The sixties was a decade of transition between older style post war Cadillacs and more contemporary styling of the seventies and beyond. 1963 (and close relative '64) Cadillacs are arguably the last of the older style and the first of the newer.


They have fins, plenty of chrome and almost no plastic. But their form is sharp and defined and without the trim embellishment of most fifties Cadillacs for example. To some this refinement is seen as plain and makes these models less appealing. For myself and other lovers of the '63 models, these cars have true style. They're not loud or retiring. There's just enough restraint that an admirer may easily believe you have chosen the car because you like it, not because others like it.

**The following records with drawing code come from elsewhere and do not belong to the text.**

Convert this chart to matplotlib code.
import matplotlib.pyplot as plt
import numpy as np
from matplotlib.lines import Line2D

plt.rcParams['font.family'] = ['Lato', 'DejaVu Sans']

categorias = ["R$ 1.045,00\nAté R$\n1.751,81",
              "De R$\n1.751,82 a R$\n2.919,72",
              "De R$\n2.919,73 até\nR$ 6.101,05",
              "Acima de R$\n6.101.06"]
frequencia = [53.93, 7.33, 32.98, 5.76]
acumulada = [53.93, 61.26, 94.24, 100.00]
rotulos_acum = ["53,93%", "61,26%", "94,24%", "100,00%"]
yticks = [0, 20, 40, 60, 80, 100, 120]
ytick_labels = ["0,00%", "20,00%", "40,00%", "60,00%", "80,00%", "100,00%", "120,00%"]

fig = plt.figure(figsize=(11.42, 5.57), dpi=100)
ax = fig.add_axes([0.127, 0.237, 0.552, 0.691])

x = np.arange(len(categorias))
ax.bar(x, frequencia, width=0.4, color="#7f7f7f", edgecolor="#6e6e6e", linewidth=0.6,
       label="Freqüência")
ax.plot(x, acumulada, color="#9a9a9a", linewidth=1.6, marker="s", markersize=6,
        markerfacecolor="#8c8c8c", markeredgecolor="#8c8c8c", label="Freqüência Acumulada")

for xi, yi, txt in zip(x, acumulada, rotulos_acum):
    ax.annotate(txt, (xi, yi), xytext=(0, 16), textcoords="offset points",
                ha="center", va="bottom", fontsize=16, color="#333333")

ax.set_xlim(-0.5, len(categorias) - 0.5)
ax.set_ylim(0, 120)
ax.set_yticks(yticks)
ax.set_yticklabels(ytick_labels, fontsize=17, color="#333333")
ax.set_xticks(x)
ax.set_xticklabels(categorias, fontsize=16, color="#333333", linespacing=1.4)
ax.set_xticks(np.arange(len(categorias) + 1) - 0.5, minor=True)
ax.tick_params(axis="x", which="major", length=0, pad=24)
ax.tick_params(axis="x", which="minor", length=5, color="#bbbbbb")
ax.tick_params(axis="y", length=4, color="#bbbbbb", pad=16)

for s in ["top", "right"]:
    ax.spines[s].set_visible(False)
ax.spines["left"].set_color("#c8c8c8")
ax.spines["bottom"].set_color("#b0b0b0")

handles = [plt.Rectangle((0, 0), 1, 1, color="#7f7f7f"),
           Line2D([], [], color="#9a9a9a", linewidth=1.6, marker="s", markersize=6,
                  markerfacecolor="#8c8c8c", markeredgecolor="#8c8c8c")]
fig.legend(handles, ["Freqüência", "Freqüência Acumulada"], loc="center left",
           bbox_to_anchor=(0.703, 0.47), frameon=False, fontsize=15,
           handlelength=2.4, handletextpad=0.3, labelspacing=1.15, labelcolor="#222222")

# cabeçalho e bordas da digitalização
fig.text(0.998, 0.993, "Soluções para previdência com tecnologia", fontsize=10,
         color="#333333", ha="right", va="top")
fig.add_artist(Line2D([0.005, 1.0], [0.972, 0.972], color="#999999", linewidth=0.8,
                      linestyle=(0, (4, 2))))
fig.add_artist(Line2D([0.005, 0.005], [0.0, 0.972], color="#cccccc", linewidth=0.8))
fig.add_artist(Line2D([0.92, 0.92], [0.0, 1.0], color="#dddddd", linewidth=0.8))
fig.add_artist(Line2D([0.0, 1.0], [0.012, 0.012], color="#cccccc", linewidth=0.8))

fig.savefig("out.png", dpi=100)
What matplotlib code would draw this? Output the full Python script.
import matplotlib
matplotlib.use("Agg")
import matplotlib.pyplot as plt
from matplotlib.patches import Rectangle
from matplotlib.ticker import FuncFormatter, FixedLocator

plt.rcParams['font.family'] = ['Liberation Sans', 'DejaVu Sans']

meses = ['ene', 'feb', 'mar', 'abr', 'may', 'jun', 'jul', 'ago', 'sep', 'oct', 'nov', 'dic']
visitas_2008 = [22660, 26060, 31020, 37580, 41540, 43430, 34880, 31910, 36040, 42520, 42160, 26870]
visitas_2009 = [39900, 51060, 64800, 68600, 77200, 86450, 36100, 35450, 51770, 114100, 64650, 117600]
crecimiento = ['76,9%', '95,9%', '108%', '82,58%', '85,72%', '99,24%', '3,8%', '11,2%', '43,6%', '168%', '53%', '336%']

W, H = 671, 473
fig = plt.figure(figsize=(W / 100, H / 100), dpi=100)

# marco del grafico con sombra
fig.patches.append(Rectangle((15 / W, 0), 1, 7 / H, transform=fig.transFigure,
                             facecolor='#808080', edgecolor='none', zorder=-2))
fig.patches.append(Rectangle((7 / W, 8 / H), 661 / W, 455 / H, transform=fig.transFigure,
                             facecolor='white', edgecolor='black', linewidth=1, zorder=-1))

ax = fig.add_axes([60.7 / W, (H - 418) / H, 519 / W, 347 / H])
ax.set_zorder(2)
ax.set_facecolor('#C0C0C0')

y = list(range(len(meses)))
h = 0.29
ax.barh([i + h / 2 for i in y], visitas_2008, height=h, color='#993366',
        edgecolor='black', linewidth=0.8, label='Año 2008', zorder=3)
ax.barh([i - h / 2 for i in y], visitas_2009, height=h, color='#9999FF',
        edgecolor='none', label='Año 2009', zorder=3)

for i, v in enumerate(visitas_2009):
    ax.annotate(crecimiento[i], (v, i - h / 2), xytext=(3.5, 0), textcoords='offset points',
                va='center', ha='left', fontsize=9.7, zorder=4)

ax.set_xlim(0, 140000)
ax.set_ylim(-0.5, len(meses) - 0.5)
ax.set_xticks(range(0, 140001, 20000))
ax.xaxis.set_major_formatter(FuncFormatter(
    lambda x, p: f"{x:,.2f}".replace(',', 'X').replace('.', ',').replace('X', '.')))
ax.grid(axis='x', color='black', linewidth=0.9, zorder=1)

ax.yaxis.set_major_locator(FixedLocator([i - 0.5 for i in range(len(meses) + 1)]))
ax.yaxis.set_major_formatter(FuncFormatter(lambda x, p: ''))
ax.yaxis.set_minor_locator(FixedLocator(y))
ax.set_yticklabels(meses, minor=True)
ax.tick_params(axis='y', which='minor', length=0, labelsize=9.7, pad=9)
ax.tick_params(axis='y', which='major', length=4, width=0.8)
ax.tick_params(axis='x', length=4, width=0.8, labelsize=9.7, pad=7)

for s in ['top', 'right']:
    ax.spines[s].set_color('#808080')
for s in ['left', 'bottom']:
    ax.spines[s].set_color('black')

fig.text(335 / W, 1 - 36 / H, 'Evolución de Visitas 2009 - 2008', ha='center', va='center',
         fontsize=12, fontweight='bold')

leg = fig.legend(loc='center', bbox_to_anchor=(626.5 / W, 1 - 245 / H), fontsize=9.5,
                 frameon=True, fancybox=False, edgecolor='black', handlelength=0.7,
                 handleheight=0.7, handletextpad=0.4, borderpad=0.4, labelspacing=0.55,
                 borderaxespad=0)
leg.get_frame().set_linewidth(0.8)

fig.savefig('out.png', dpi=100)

This restraint is balanced by just enough excess. Take the front grille for example...stacked high, almost architectural in appearance (sometimes likened to a toned down '59 grille) - not so much beautiful but a statement of strength and 'substance of the owner'. This is one area '63 models differ from the substantially similar '64s. The grille in the later model is less complex and appears to have less depth - more similar to Chevrolet (or in Australia, Holden). This does not greatly detract from the appearance but changes the personality. On this point, one of the best ways to subtly upset a '63 owner is to ask how their '64 is going. It's like asking a Canadian which state of America they come from! For a '63 owner, a '64 model is a bit short in the fins, a bit light in the front ensemble and generally a little less of a statement. Okay, it does, however, have a better gearbox, more go and climate control (when it works!).

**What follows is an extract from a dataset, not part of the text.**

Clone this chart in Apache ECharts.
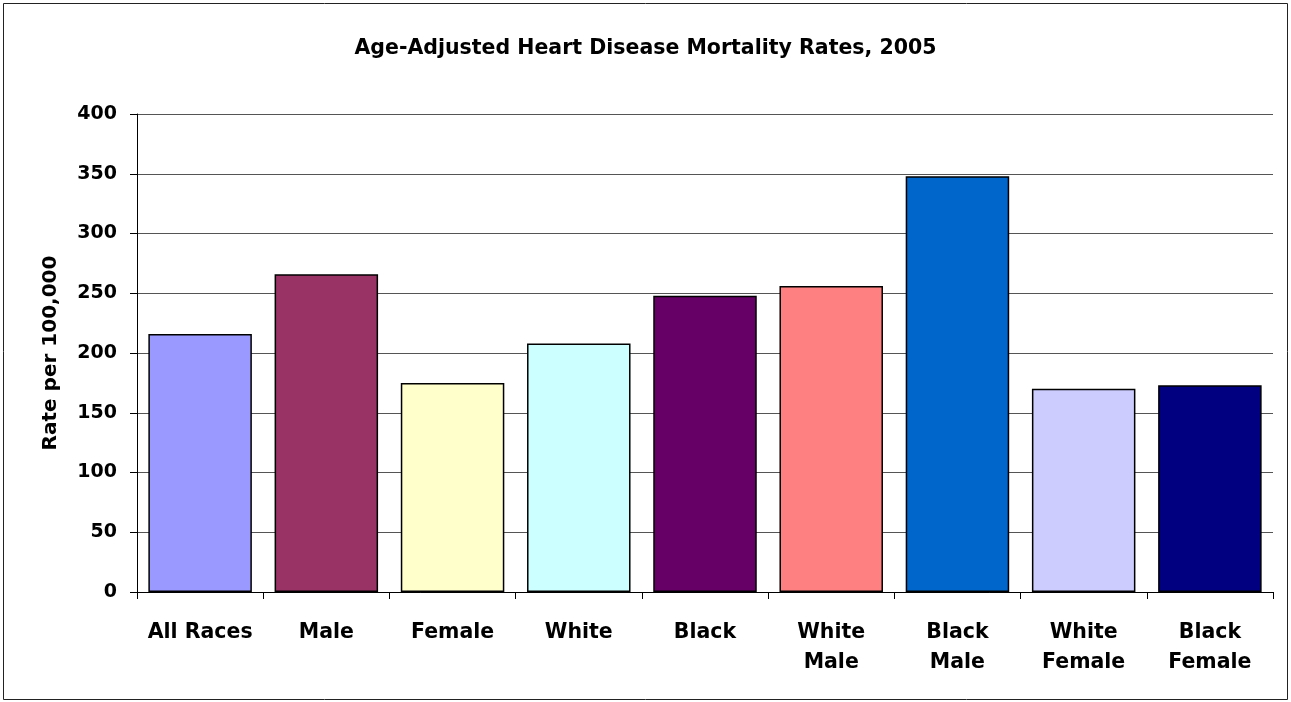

Another attractive feature of the '63/64 generation is the clean side profile with only the fins rising neatly from the continuous length of uninterrupted sheet metal (also true of the 1960 models). 1963 is the first year of strongly defined contour on the hood and trunk - again styling forms that along with the modern 'A' pillar design mark the transition towards contemporary appearance. Image

'63 model convertibles arguably look the best of the post war models with the top up. The more linear forms resulting from the stretched fabric of the soft top combined with the larger 'C' pillar suit the sheet metal work much better than in the rounded forms of earlier models. It is not an outstanding car for interior features but on DeVille models (convertibles) the blending of the die cast interior door handles (with integrated courtesy lights) into the continuous band of stainless is particularly tasteful.

Of course to many members of the public, 'taste' and Cadillac do not sit well together. However, this is largely a reaction to exposure of the more 'common' late fifties models and let's be honest - size! Owners of '63s are still driving full size models but in this case the message seems to be more one of class rather than excess. People still smile and invariably offer remarks of appreciation (or at worst size). Owners know they're driving something exciting but the car allows just enough modesty for them not to need to make too much of it..."you like it, thanks, actually it's my daily driver, I forget how unusual it is" (but that's not true is it!).